I am not a major attendee of the loosely-defined "family film." I see the Pixar flicks of course (even Cars 2, which was the most morally irresponsible film I've seen in some time), a handful of Dreamworks' output, but from there, all I go on are reviews and vibes. So when I say that Winnie the Pooh is the best family film of the year, and one of the best of the last few years, know that I'm not speaking with a great degree of authority, but that I also deeply love films that can truly be enjoyed by anyone of any age. Fantastic Mr. Fox was my favorite film of 2009 for a reason.

And Winnie the Pooh may well land in my top ten for this year. Its overwhelming genius is its delightfully underwhelming simplicity. It runs just barely over an hour, and even then has room to stretch its legs, sing a song, walk across the Hundred Acre Wood, and ponder the similarity between "issue" and "achoo" in certain accents. The plot is threadbare and of little consequence in the grand scheme of things, just as playtime should be - Pooh seeks a pot of honey, Eeyore has lost his tail, and the whole gang is greatly concerned about a monster lurking in the woods after Owl incorrectly reads a note left by Christopher Robin.

Much like Spike Jonze's Where the Wild Things Are, one could (and many have) read the cast of characters in Pooh to be different aspects of Christopher Robin's (or indeed any child's) personality and development. Pooh is the warm, content, and easily satisfied side, Piglet is eager to please, Owl is the know-it-all, Rabbit is fastidious and easily frustrated, and so on. Thus the characters are easily and quickly defined, even to someone like me who hasn't watched or read any Pooh-related material since childhood, and better still, are naturally flawed. Tigger may have boundless energy and optimism, but when he tries to reshape Eeyore in an attempt to imbue him with same, he can be a bit of a bully.

What is remarkable is that these characters are never, at least in the film, torn apart by their differences or sometimes aggressive personalities. They may scowl at Owl (rhyme!) for causing a panic over nothing, but they are constantly encouraging and supporting each other, both for the benefit of the group and because that seems to be their default attitude. There isn't any cynicism in Hundred Acre Wood, nor pettiness. There are no grudges held. Everyone is included in a given activity, because why wouldn't they be? This kind of casual optimism, the idea that people (or, you know, stuffed animals) naturally treat each other with the utmost kindness and respect, may be unrealistic, but it is a perfectly noble and worthy pursuit in a work of art. And it created in this viewer a rare, warm fuzzy feeling all too absent in theaters this or most other years.

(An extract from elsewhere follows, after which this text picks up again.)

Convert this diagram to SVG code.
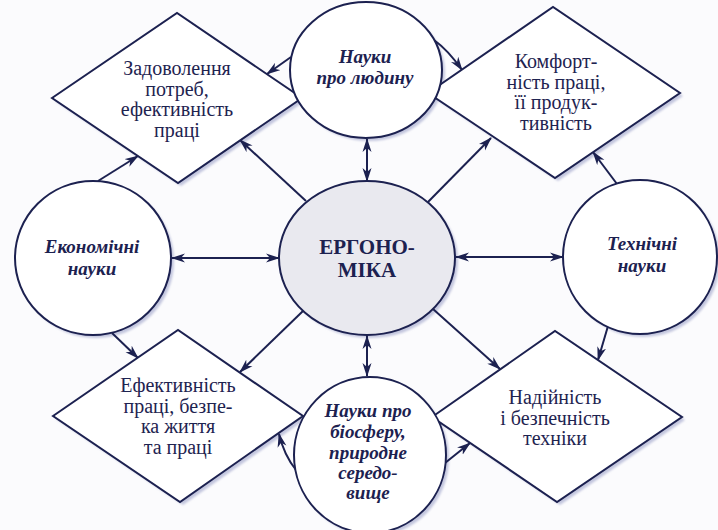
<svg xmlns="http://www.w3.org/2000/svg" width="718" height="530" viewBox="0 0 718 530">
  <defs>
    <marker id="ah" viewBox="0 0 14 10" refX="13" refY="5" markerWidth="14" markerHeight="10" markerUnits="userSpaceOnUse" orient="auto-start-reverse">
      <path d="M0,0.5 L14,5 L0,9.5 L4,5 z" fill="#1c2150"/>
    </marker>
    <filter id="blur" x="-10%" y="-10%" width="120%" height="120%">
      <feGaussianBlur stdDeviation="1.2"/>
    </filter>
  </defs>
  <style>
    .shape { fill: #ffffff; stroke: #1c2150; stroke-width: 2; }
    .core { fill: #e9e9ef; stroke: #1c2150; stroke-width: 2; }
    .shadow { fill: #c3c6de; stroke: none; filter: url(#blur); }
    .conn line, .conn path { stroke: #1c2150; stroke-width: 2; fill: none; marker-end: url(#ah); }
    .both { marker-start: url(#ah); }
    .dt { font-size: 20px; fill: #1e2350; text-anchor: middle; }
    .ct { font-size: 19px; font-weight: bold; font-style: italic; fill: #1c2150; text-anchor: middle; }
    .mt { font-size: 21px; font-weight: bold; fill: #1c2150; text-anchor: middle; }
  </style>
  <rect width="718" height="530" fill="#fbfbfd"/>

  <!-- shadows -->
  <g id="shadows">
    <polygon class="shadow" points="55,101 180,16 305,101 181,186"/>
    <polygon class="shadow" points="431,96 556,10 683,96 558,181"/>
    <polygon class="shadow" points="56,419 181,333 306,419 183,505"/>
    <polygon class="shadow" points="435,420 558,334 685,420 560,505"/>
    <ellipse class="shadow" cx="369" cy="73" rx="76" ry="68"/>
    <ellipse class="shadow" cx="96" cy="261" rx="78" ry="77"/>
    <ellipse class="shadow" cx="643" cy="260" rx="77" ry="77"/>
    <ellipse class="shadow" cx="370" cy="261" rx="88" ry="77"/>
    <ellipse class="shadow" cx="373" cy="458" rx="76" ry="78"/>
  </g>

  <g id="connectors" class="conn">
    <line class="both" x1="367" y1="139" x2="367" y2="181"/>
    <line class="both" x1="367" y1="336" x2="367" y2="376"/>
    <line class="both" x1="172" y1="258" x2="279" y2="258"/>
    <line class="both" x1="456" y1="257" x2="563" y2="257"/>
    <line x1="306" y1="201" x2="240" y2="140"/>
    <line x1="428" y1="202" x2="491" y2="138"/>
    <line x1="303" y1="311" x2="240" y2="372"/>
    <line x1="433" y1="309" x2="500" y2="369"/>
    <line x1="98" y1="181" x2="138" y2="156"/>
    <line x1="112" y1="333" x2="138" y2="358"/>
    <line x1="617" y1="184" x2="593" y2="152"/>
    <line x1="608" y1="326" x2="598" y2="360"/>
    <line x1="291" y1="57" x2="267" y2="74"/>
    <path d="M434,40 Q448,50 462,70"/>
    <path d="M296,470 Q284,455 279,434"/>
    <line x1="445" y1="463" x2="470" y2="443"/>
  </g>

  <g id="nodes" font-family="Liberation Serif, Times New Roman, Tinos, serif">
  <g id="n-zadovolennia">
    <polygon class="shape" points="52,98 177,13 302,98 178,183"/>
    <text class="dt" x="177" y="75">Задоволення</text>
    <text class="dt" x="177" y="96">потреб,</text>
    <text class="dt" x="177" y="116">ефективність</text>
    <text class="dt" x="177" y="137">праці</text>
  </g>

  <g id="n-komfortnist">
    <polygon class="shape" points="428,93 553,7 680,93 555,178"/>
    <text class="dt" x="556" y="68">Комфорт-</text>
    <text class="dt" x="556" y="89">ність праці,</text>
    <text class="dt" x="556" y="109">її продук-</text>
    <text class="dt" x="556" y="130">тивність</text>
  </g>

  <g id="n-efektyvnist">
    <polygon class="shape" points="53,416 178,330 303,416 180,502"/>
    <text class="dt" x="178" y="392">Ефективність</text>
    <text class="dt" x="178" y="413">праці, безпе-</text>
    <text class="dt" x="178" y="433">ка життя</text>
    <text class="dt" x="178" y="454">та праці</text>
  </g>

  <g id="n-nadiinist">
    <polygon class="shape" points="432,417 555,331 682,417 557,502"/>
    <text class="dt" x="555" y="404">Надійність</text>
    <text class="dt" x="555" y="425">і безпечність</text>
    <text class="dt" x="555" y="445">техніки</text>
  </g>

  <g id="n-liudyna">
    <ellipse class="shape" cx="366" cy="70" rx="76" ry="68"/>
    <text class="ct" x="365" y="63">Науки</text>
    <text class="ct" x="365" y="84">про людину</text>
  </g>

  <g id="n-ekonomichni">
    <ellipse class="shape" cx="93" cy="258" rx="78" ry="77"/>
    <text class="ct" x="92" y="253">Економічні</text>
    <text class="ct" x="92" y="275">науки</text>
  </g>

  <g id="n-tekhnichni">
    <ellipse class="shape" cx="640" cy="257" rx="77" ry="77"/>
    <text class="ct" x="642" y="250">Технічні</text>
    <text class="ct" x="642" y="272">науки</text>
  </g>

  <g id="n-ergonomika">
    <ellipse class="core" cx="367" cy="258" rx="88" ry="77"/>
    <text class="mt" x="367" y="254">ЕРГОНО-</text>
    <text class="mt" x="367" y="277">МІКА</text>
  </g>

  <g id="n-biosfera">
    <ellipse class="shape" cx="370" cy="455" rx="76" ry="78"/>
    <text class="ct" x="368" y="417">Науки про</text>
    <text class="ct" x="368" y="438">біосферу,</text>
    <text class="ct" x="368" y="459">природне</text>
    <text class="ct" x="368" y="479">середо-</text>
    <text class="ct" x="368" y="499">вище</text>
  </g>
  </g>
</svg>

There is one final aspect of the film that I have to touch on, and that is its use of language. For a film centered around a bear who, by his own admission, is rather flummoxed by quite a lot of words, Winnie the Pooh shares a concern with language not often found in films for audiences of any age. The characters speak eloquently, in their own way, and there are some misunderstandings and re-appropriations that would delight any enthusiast of the spoken word. It's witty and clever in an understated but no less rewarding fashion. Furthermore, the characters literally interact with the text of the story they're in (as narrated by John Cleese), to the point that their rescue at a crucial moment is aided by the letters themselves. From a simple aesthetic level, it's lovely and nicely creates a storybook feeling, and if one were so inclined, it opens up a number of wonderful interpretations about the importance of the written word in our culture.

But I'll leave it at that for now, save that I was really swept away by this film. The animation is at once clean and slightly rough around the edges - watercolor backgrounds and slight traces of pencil marks give it a personal, homespun touch (fitting for a film set in the woods) - and the voice cast is superb in regards both oratorical and musical. Unpretentious but surprisingly smart and clever, free of cynicism but not from honesty, it is not only the most rewarding family film I've seen in some time, but one of the more pleasurable encounters I've had with the cinema this year.